How Mastery Practice Books Work

60% of GCSE marks come from applying knowledge to unfamiliar situations.  This is the "application gap". We've all seen it. A student revises hard, memorizes the facts, and feels confident. But in the exam, they crumble. They know the science, but they can't use it when it counts. Why?

Because standard teaching often leads to "compartmentalized knowledge." Students learn a topic, do questions on that topic, and get a false sense of security. They are cued to use the right concept by the context of the lesson.

But in the exam, there are no cues. When faced with a question that looks different—superficially unfamiliar but testing the same underlying concept—they don't know which tool to pull from their mental toolkit. 

The Solution: Mastery Practice Books. Our books are designed to bridge the gap between "knowing" and "applying." They don't just test knowledge; they teach the skill of application.

Each chapter builds students’ confidence by guiding them through worked examples, prompting them to reflect, and giving them opportunities to practise and transfer their learning in varied situations.

The pedagogy is grounded in evidence from cognitive science and educational psychology about how students develop problem-solving skills, deepen their understanding, and successfully transfer learning to new contexts.

1. The Detect-Recall-Solve strategy

Instead of just asking "what is X?", each problem-solving sequence supports a three-part thinking routine: Detect what the question is really asking, Recall what you know that’s relevant, and Solve using that knowledge step-by-step. This routine helps students activate prior knowledge and apply it deliberately.

  • Detect: Look past the surface details to identify the deep structure of the problem.
  • Recall: Retrieve the correct scientific concept without being told what it is.
  • Solve: Apply that concept to the specific scenario in front of them.

Explicit problem-solving strategies improve transfer, especially when students learn how to recognise cues that signal which knowledge to use.

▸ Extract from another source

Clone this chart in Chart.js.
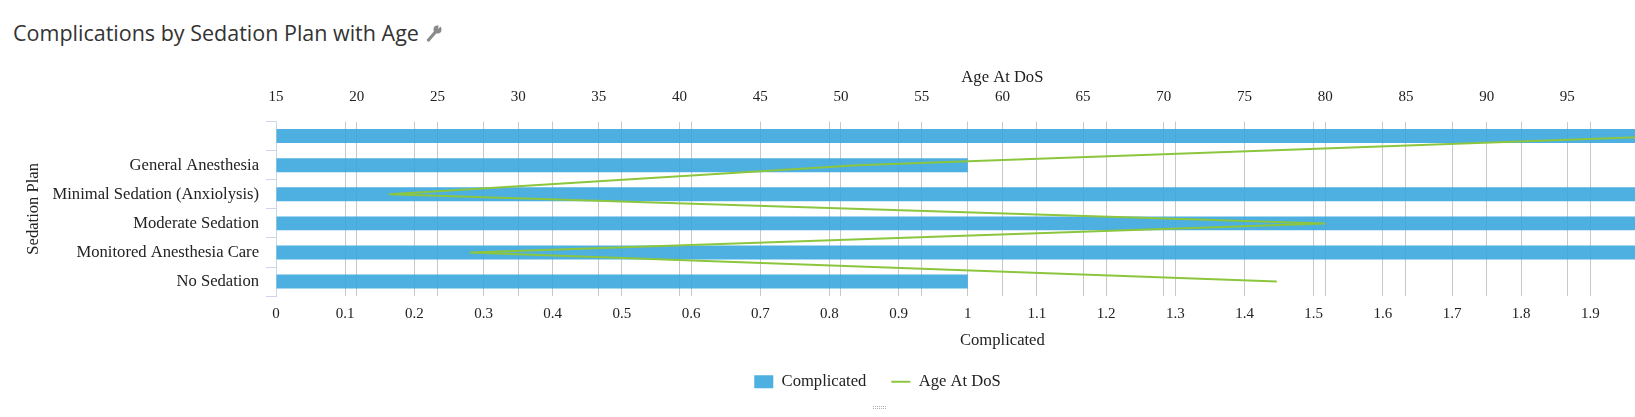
<!DOCTYPE html>
<html>
<head>
<meta charset="utf-8">
<title>Complications by Sedation Plan with Age</title>
<script src="https://cdn.jsdelivr.net/npm/chart.js@4.4.1/dist/chart.umd.min.js"></script>
<style>
  html, body { margin: 0; padding: 0; background: #fff; overflow: hidden; width: 1635px; height: 417px; }
  #title { position: absolute; left: 13px; top: 20px; font: 21.5px 'Open Sans', sans-serif; line-height: 26px; color: #333; white-space: nowrap; }
  #title svg { margin-left: 7px; vertical-align: -1px; }
  #wrap { position: absolute; left: 0; top: 50px; width: 1755px; height: 350px; }
  #grip { position: absolute; left: 873px; top: 406px; width: 13px; height: 1px; border-top: 1px dotted #b0b0b0; border-bottom: 1px dotted #b0b0b0; }
</style>
</head>
<body>
<div id="title">Complications by Sedation Plan with Age<svg width="16" height="18" viewBox="0 0 16 18"><path d="M2.5 16 L9.5 8" stroke="#8a8a8a" stroke-width="3.2" stroke-linecap="round"/><circle cx="11.5" cy="5.5" r="4" fill="#8a8a8a"/><path d="M12 5 L16 1 L16 0 L13 0 Z" fill="#fff"/></svg></div>
<div id="wrap"><canvas id="chart" width="1755" height="350"></canvas></div>
<div id="grip"></div>
<script>
// categories and series
const sedationPlans = ['', 'General Anesthesia', 'Minimal Sedation (Anxiolysis)', 'Moderate Sedation', 'Monitored Anesthesia Care', 'No Sedation'];
const complicated = [2, 1, 2, 2, 2, 1];
const ageAtDoS = [101.5, 51, 22, 80, 27, 77];

// axis ranges: min, max, step
const complicatedAxis = [0, 2.1, 0.1];
const ageAxis = [15, 105, 5];

const serif = 'Liberation Serif';
const textColor = '#222';
const gridColor = '#c8c8c8';
const labelFont = { family: serif, size: 16.6 };
const tickFont = { family: serif, size: 15 };

// legend is centred on the whole (wider) chart, not on the padded box
const legendShift = {
  id: 'legendShift',
  afterLayout(chart) {
    chart.legend.left += 10;
    chart.legend.right += 10;
  }
};

new Chart(document.getElementById('chart'), {
  type: 'bar',
  data: {
    labels: sedationPlans,
    datasets: [
      {
        label: 'Complicated',
        data: complicated,
        xAxisID: 'x',
        backgroundColor: 'rgba(54,164,221,0.88)',
        barPercentage: 0.48,
        categoryPercentage: 1,
        pointStyle: 'rect',
        order: 2
      },
      {
        type: 'line',
        label: 'Age At DoS',
        data: ageAtDoS,
        indexAxis: 'y',
        xAxisID: 'x2',
        borderColor: '#8cc63e',
        backgroundColor: '#8cc63e',
        borderWidth: 2,
        pointRadius: 0,
        tension: 0,
        fill: false,
        pointStyle: 'line',
        order: 1
      }
    ]
  },
  plugins: [legendShift],
  options: {
    indexAxis: 'y',
    responsive: false,
    animation: false,
    layout: { padding: { left: 0, right: 20, top: 0, bottom: 0 } },
    plugins: {
      tooltip: { enabled: false },
      legend: {
        position: 'bottom',
        labels: {
          usePointStyle: true,
          pointStyleWidth: 19,
          boxHeight: 13,
          padding: 25,
          color: textColor,
          font: labelFont,
          sort: (a, b) => a.datasetIndex - b.datasetIndex
        }
      }
    },
    scales: {
      y: {
        position: 'left',
        grid: { drawOnChartArea: false, drawTicks: true, tickLength: 10, color: '#ccd6eb', offset: true },
        border: { color: '#ccd6eb' },
        ticks: { padding: 7, color: textColor, autoSkip: false, font: labelFont },
        title: { display: true, text: 'Sedation Plan', color: textColor, font: labelFont, padding: { top: 24, bottom: 0 } },
        afterFit: s => { s.width = 276; }
      },
      x: {
        position: 'bottom',
        min: complicatedAxis[0],
        max: complicatedAxis[1],
        grid: { color: gridColor, drawTicks: false },
        border: { display: false },
        ticks: {
          stepSize: complicatedAxis[2],
          padding: 8.5,
          color: textColor,
          font: tickFont,
          callback: v => String(Number(v.toFixed(1)))
        },
        title: { display: true, text: 'Complicated', color: textColor, font: labelFont, padding: { top: 0, bottom: -2 } },
        afterFit: s => { s.height = 52.25; }
      },
      x2: {
        position: 'top',
        min: ageAxis[0],
        max: ageAxis[1],
        grid: { color: gridColor, drawTicks: false },
        border: { display: false },
        ticks: { stepSize: ageAxis[2], padding: 15, color: textColor, font: tickFont },
        title: { display: true, text: 'Age At DoS', color: textColor, font: labelFont, padding: { top: 18, bottom: 0 } },
        afterFit: s => { s.height = 71.5; }
      }
    }
  }
});
</script>
</body>
</html>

2. Metacognition & Self-Explanation

According to the EEF, metacognition is one of the most effective ways to improve achievement. Our books include annotated worked examples with self-explanation prompts. These force students to articulate why a step was taken, moving them from passive following to active understanding.

3. Worked examples with self-explanation prompts

Each topic begins with a carefully structured example that models expert thinking. We include prompts in speech bubbles to encourage self-explanation—one of the most well-evidenced strategies for helping students make sense of what they’re learning and why it works.

Research shows that self-explaining worked examples helps students notice the deep structure of problems, organise knowledge, and build mental models for future use.

4. Scaffolding and fading

We start with support, then gradually take it away. Students move from fully worked examples to independent problem-solving, ensuring they are ready for the unpredictability of the real exam.

5. Structured practice with varied examples

After the example, students tackle a very similar “Your Turn” question, followed by further questions that vary the context. This sequence—near to far transfer—gives students a scaffolded path to apply what they’ve learned in new and more challenging ways.

By practising with examples that gradually differ in surface features but share underlying principles, students strengthen their ability to recognise when and how to use core ideas.

6. Hints and feedback to support learning from mistakes

If students get stuck, they’re encouraged to use hints and check their answers. The emphasis is on learning from errors and developing persistence—building the metacognitive habits needed for independent problem solving.

Feedback and reflection help students refine their understanding and develop flexible thinking, especially when linked to their own reasoning process.

Research links

  • Chi, M. T. H. et al. (1989). Self-explanations: How students study and use examples in learning to solve problems. Cognitive Science, 13(2).

  • Renkl, A. (2014). Toward an instructionally oriented theory of example-based learning. Cognitive Science.

  • Sweller, J., van Merriënboer, J. J., & Paas, F. G. (1998). Cognitive architecture and instructional design. Educational Psychology Review.

  • Salomon, G., & Perkins, D. N. (1989). Rocky roads to transfer: Rethinking mechanisms of a neglected phenomenon. Educational Psychologist.

  • National Academies of Sciences. (2018). How People Learn II: Learners, Contexts, and Cultures.